The English countryside surrounding Tommy Bedford's boyhood home has became his own personal wild west as he obsesses over his TV cowboy heroes, Flint McCullough from Wagon Train and Red McGraw from Slip Rock. Aside from his romps in the woods during which he pretends to be fighting Indians and cattle rustlers, his life is pretty bleak. The eight year old's elderly parents are at a loss to understand his nightly bedwetting and send him to a boarding school where sadistic classmates and teachers torment him emotionally and physically.
The school's motto, Semper Fortis, becomes harder and harder for Tommy to follow as the beatings and ridicule continue. Only his older sister, Diane, a promising actress who lives in London, seems to understand his pain. Just as in the movies, one day Diane rides in from the west (West End London) accompanied by the handsome cowboy who plays Red McGraw, and rescues Tommy. After disclosing to Tommy that she is really his mother, not his sister, she takes him to Hollywood where she marries Ray Montane AKA Red McGraw, and Tommy's world becomes the polar opposite of the one he left in England. With his cowboy hero for a step-father, a mother who dotes on him and ranch hands who show him how to ride, rope and shoot Tommy is finally happy.
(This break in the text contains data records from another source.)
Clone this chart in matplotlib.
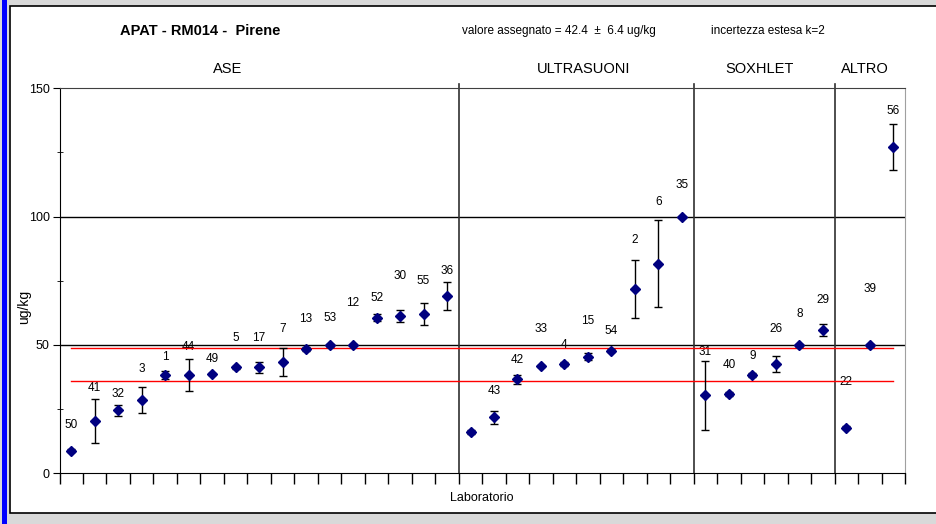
import matplotlib
matplotlib.use('Agg')
import matplotlib.pyplot as plt
from matplotlib.patches import Rectangle

plt.rcParams['font.family'] = ['Liberation Sans', 'DejaVu Sans']

# laboratori in ordine di grafico
labs = ['50', '41', '32', '3', '1', '44', '49', '5', '17', '7', '13', '53', '12', '52', '30', '55', '36',
        '', '43', '42', '33', '4', '15', '54', '2', '6', '35',
        '31', '40', '9', '26', '8', '29',
        '22', '39', '56']
vals = [8.8, 20.5, 24.5, 28.5, 38.2, 38.2, 38.7, 41.3, 41.3, 43.4, 48.4, 49.9, 50.0, 60.6, 61.4, 62.0, 69.1,
        16.1, 21.8, 36.6, 41.8, 42.6, 45.4, 47.8, 71.8, 81.7, 99.8,
        30.4, 31.0, 38.2, 42.6, 49.9, 55.9,
        17.8, 49.9, 127.0]
errs = [0.5, 8.5, 2.0, 5.2, 1.6, 6.2, 0.5, 0.7, 2.2, 5.5, 0.8, 0.5, 0.5, 1.3, 2.4, 4.3, 5.6,
        0.8, 2.5, 1.8, 0.5, 0.6, 1.3, 0.5, 11.4, 17.0, 0.5,
        13.4, 0.8, 0.8, 3.0, 0.5, 2.4,
        0.7, 0.5, 9.0]
# altezza delle etichette (ug/kg)
label_y = [18.8, 33.2, 30.8, 40.5, 45.2, 49.1, 44.4, 52.6, 52.6, 56.2, 60.1, 60.4, 66.5, 68.2, 76.9, 75.0, 78.9,
           0, 32.1, 44.0, 56.1, 50.0, 59.3, 55.3, 90.8, 105.6, 112.2,
           47.4, 42.1, 45.7, 56.1, 61.9, 67.5,
           35.6, 71.8, 141.1]

groups = ['ASE', 'ULTRASUONI', 'SOXHLET', 'ALTRO']
group_sizes = [17, 10, 6, 3]

assigned = 42.4
unc = 6.4

W, H = 937, 524
fig = plt.figure(figsize=(W / 100, H / 100), dpi=100)
fig.patch.set_facecolor('#d9d9d9')
fig.patches.append(Rectangle((10 / W, 1 - 513 / H), 1, (513 - 6) / H, transform=fig.transFigure,
                             facecolor='white', edgecolor='black', lw=1.2, zorder=-3))
fig.patches.append(Rectangle((2 / W, 0), 5 / W, 1, transform=fig.transFigure,
                             facecolor='#0000ff', edgecolor='none', zorder=-2))

ax = fig.add_axes([59.5 / W, 1 - 473.3 / H, (905 - 59.5) / W, (473.3 - 88.3) / H])
ax.set_zorder(3)
ax.set_facecolor('white')
n = len(vals)
x = [i + 0.5 for i in range(n)]

ax.errorbar(x, vals, yerr=errs, fmt='D', color='#000080', ms=5, ecolor='black',
            elinewidth=1, capsize=3, capthick=1, zorder=5)
for xi, lab, ly in zip(x, labs, label_y):
    if lab:
        ax.text(xi, ly, lab, ha='center', va='center', fontsize=8.5)

# valore assegnato +/- incertezza
ax.plot([x[0], x[-1]], [assigned + unc] * 2, color='red', lw=1, zorder=3)
ax.plot([x[0], x[-1]], [assigned - unc] * 2, color='red', lw=1, zorder=3)

ax.set_xlim(0, n)
ax.set_ylim(0, 150)
ax.set_yticks([0, 50, 100, 150])
ax.set_yticks([25, 75, 125], minor=True)
ax.set_xticks(range(n + 1))
ax.set_xticklabels([])
ax.tick_params(axis='x', length=8, width=1, direction='out')
ax.tick_params(axis='y', which='major', length=5, labelsize=9, pad=2)
ax.tick_params(axis='y', which='minor', length=4, direction='inout')
for yv in [50, 100]:
    ax.axhline(yv, color='black', lw=1, zorder=2)
for s in ['left', 'bottom']:
    ax.spines[s].set_color('black')
ax.spines['top'].set_color('#404040')
ax.spines['right'].set_color('#a0a0a0')

# separatori dei gruppi
b = 0
for sz in group_sizes[:-1]:
    b += sz
    ax.plot([b, b], [0, 151.5], color='#303030', lw=1.2, clip_on=False, zorder=2)

group_x = [7.15, 22.3, 29.8, 34.3]
for gx, g in zip(group_x, groups):
    ax.text(gx, 157.5, g, ha='center', va='center', fontsize=10.5)

ax.set_xlabel('Laboratorio', fontsize=9, labelpad=2)
fig.text(24 / W, 1 - 307 / H, 'ug/kg', rotation=90, ha='center', va='center', fontsize=10)

fig.text(120 / W, 1 - 31 / H, 'APAT - RM014 -  Pirene', fontsize=10.5, fontweight='bold', va='center')
fig.text(462 / W, 1 - 31 / H, 'valore assegnato = 42.4  \u00b1  6.4 ug/kg', fontsize=8.5, va='center')
fig.text(711 / W, 1 - 31 / H, 'incertezza estesa k=2', fontsize=8.5, va='center')

fig.savefig('out.png', dpi=100, facecolor=fig.get_facecolor())
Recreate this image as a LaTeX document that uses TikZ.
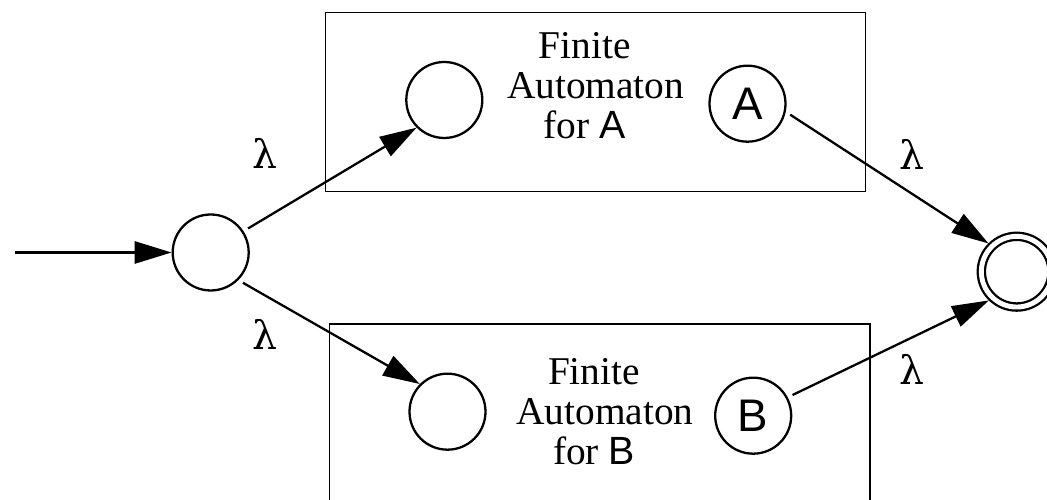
\documentclass[tikz,border=0pt]{standalone}
\usepackage{fontspec}
\setmainfont{Liberation Serif}
\setsansfont{Liberation Sans}
\newfontfamily\greekfont{DejaVu Serif}
\usetikzlibrary{arrows.meta}

\begin{document}
\begin{tikzpicture}[thin,
        every node/.append style={font=\fontsize{11.2}{11.4}\selectfont},
        state/.style={circle,draw,line width=0.65pt,minimum size=0.76cm,inner sep=0pt,
                      font=\fontsize{13}{13}\selectfont\sffamily},
        accepting/.style={double,double distance=1.4pt,minimum size=0.707cm,outer sep=1.3pt},
        trans/.style={->,line width=0.65pt,>={Triangle[length=10.5pt,width=6.3pt]},shorten <=1.5pt},
        lam/.style={font=\fontsize{11.2}{11.4}\selectfont\greekfont}]
        \useasboundingbox (0,0) rectangle (10.47,5);

        % Boxes
        \draw[line width=0.4pt] (3.254,4.873) rectangle (8.657,3.083);
        \draw[line width=0.4pt] (3.296,1.76) rectangle (8.70,-0.2);
        \draw (5.846,4.145) node(texta) [align=center,inner sep=0pt] {Finite\\\hspace*{0.22cm}Automaton\\for \textsf{A}};
        \draw (5.940,0.880) node(textb) [align=center,inner sep=0pt] {Finite\\\hspace*{0.22cm}Automaton\\for \textsf{B}};

        % Nodes
        \coordinate (entry) at (0.10,2.475);
        \draw (2.107,2.475)  node(start) [state] {};
        \draw (4.443,4.000)  node(qa)    [state] {};
        \draw (7.475,3.963)  node(qA)    [state] {A};
        \draw (4.475,0.883)  node(qb)    [state] {};
        \draw (7.532,0.843)  node(qB)    [state] {B};
        \draw (10.167,2.283) node(final) [state,accepting] {};

        % Edges
        \path[trans] (entry) edge (start);
        \path[trans] (start.33) edge (qa.225);
        \path[trans] (start.-45) edge (qb.135);
        \path[trans] (qA.-12) edge (final.135);
        \path[trans] (qB.28) edge (final.226);

        \draw (2.650,3.465) node[lam] {λ};
        \draw (2.650,1.660) node[lam] {λ};
        \draw (9.117,3.460) node[lam] {λ};
        \draw (9.117,1.310) node[lam] {λ};

\end{tikzpicture}
\end{document}
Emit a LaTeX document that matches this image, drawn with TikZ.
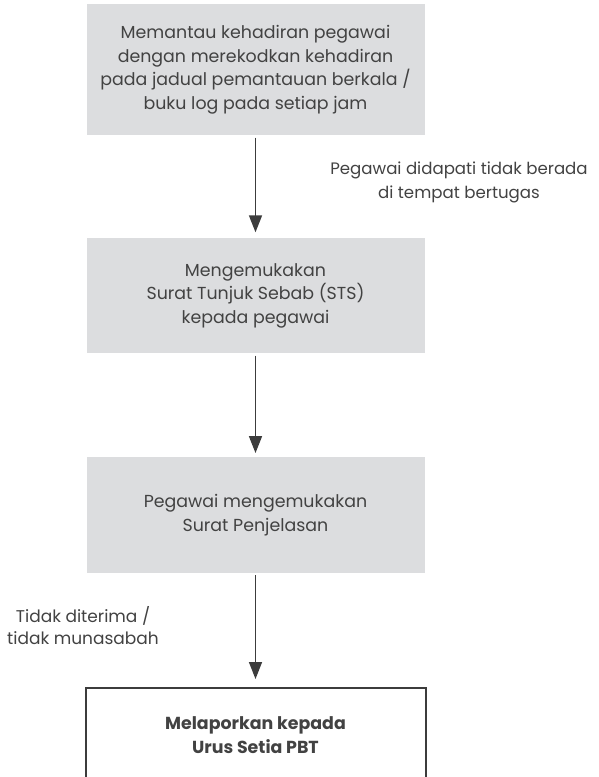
\documentclass[tikz,border=0pt]{standalone}
\usepackage{fontspec}
\setmainfont{Poppins}
\usetikzlibrary{arrows.meta}
\definecolor{boxgray}{HTML}{DCDDDF}
\definecolor{txt}{HTML}{424242}
\definecolor{linec}{HTML}{3C3C3C}
\tikzset{
  graybox/.style={fill=boxgray, draw=none, minimum width=338pt, inner sep=0pt, align=center, text=txt,
    font=\fontsize{17.4}{23.5}\selectfont},
  endbox/.style={draw=linec, line width=2pt, fill=none, minimum width=340pt, minimum height=94pt, inner sep=0pt,
    align=center, text=txt, font=\fontsize{17.4}{24.5}\selectfont\bfseries},
  flowarrow/.style={draw=linec, line width=1.6pt, -{Triangle[length=17pt,width=13pt]}, shorten <=2.5pt},
  lbl/.style={align=center, text=txt, inner sep=0pt, font=\fontsize{16.6}{24.5}\selectfont}
}
\begin{document}
\begin{tikzpicture}[x=1pt,y=-1pt]
\useasboundingbox (0,0) rectangle (598,777);
\node[graybox, minimum height=131pt] (b1) at (255.5,69.5) {Memantau kehadiran pegawai\\dengan merekodkan kehadiran\\pada jadual pemantauan berkala /\\buku log pada setiap jam};
\node[graybox, minimum height=115pt] (b2) at (255.5,295.5) {Mengemukakan\\Surat Tunjuk Sebab (STS)\\kepada pegawai};
\node[graybox, minimum height=115.5pt] (b3) at (255.5,515) {Pegawai mengemukakan\\Surat Penjelasan};
\node[endbox] (b4) at (255.5,735) {Melaporkan kepada\\Urus Setia PBT};
\node[lbl] (l1) at (459,182.5) {Pegawai didapati tidak berada\\di tempat bertugas};
\node[lbl, font=\fontsize{17}{22}\selectfont] (l2) at (83,626) {Tidak diterima /\\tidak munasabah};
\draw[flowarrow, shorten >=5.5pt] (b1.south) -- (b2.north);
\draw[flowarrow, shorten >=4pt] (b2.south) -- (b3.north);
\draw[flowarrow, shorten >=8pt] (b3.south) -- (b4.north);
\end{tikzpicture}
\end{document}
As an adult, Tom Bedford's memory of that happy time and the violent act that ended it does little to temper the guilt, despair, and sense of loss he now feels. His battle with alcohol has cost him his marriage, and his estranged son now awaits possible court martial and death, accused of atrocities in Iraq.
Nicholas Evans successfully intertwines several plot lines to arrive at a very satisfying and believable conclusion. He incorporates evocative descriptions of sophisticated celebrities and the excitement of living and working in Hollywood with equally convincing descriptions of lives in a rural English village and boarding school. He skillfully shifts the action between the present of the adult Tom and his current relationships and the past, taking Tommy through various ages from eight to adolescence to maturity. The narrator, Michael Emerson, adapts to these shifts with expert dexterity. His portrayal of both feminine and masculine characters is so convincing, I had to check the credits to make sure that there were not multiple readers.
In addition to the time shifts, this book deals with numerous contrasts, among which are those of the past and the present, the urban and the rural, the famous and the obscure, the detached and the loving and the sophisticated and the naive. It is a tribute to Evans' ability to create memorable characters that instead of seeming jarring and disorienting, these differences add credence to the turmoil felt by the major players. By interspersing recognizable historical figures like Gary Cooper in with the fictional characters, he adds realism to the book, making it easier for the listener to relate to and to empathize with the characters. This is a book whose plot and characters leave a lasting impression, inspiring the listener to reflect on Tommy's school motto, Semper Fortis. Highly recommended.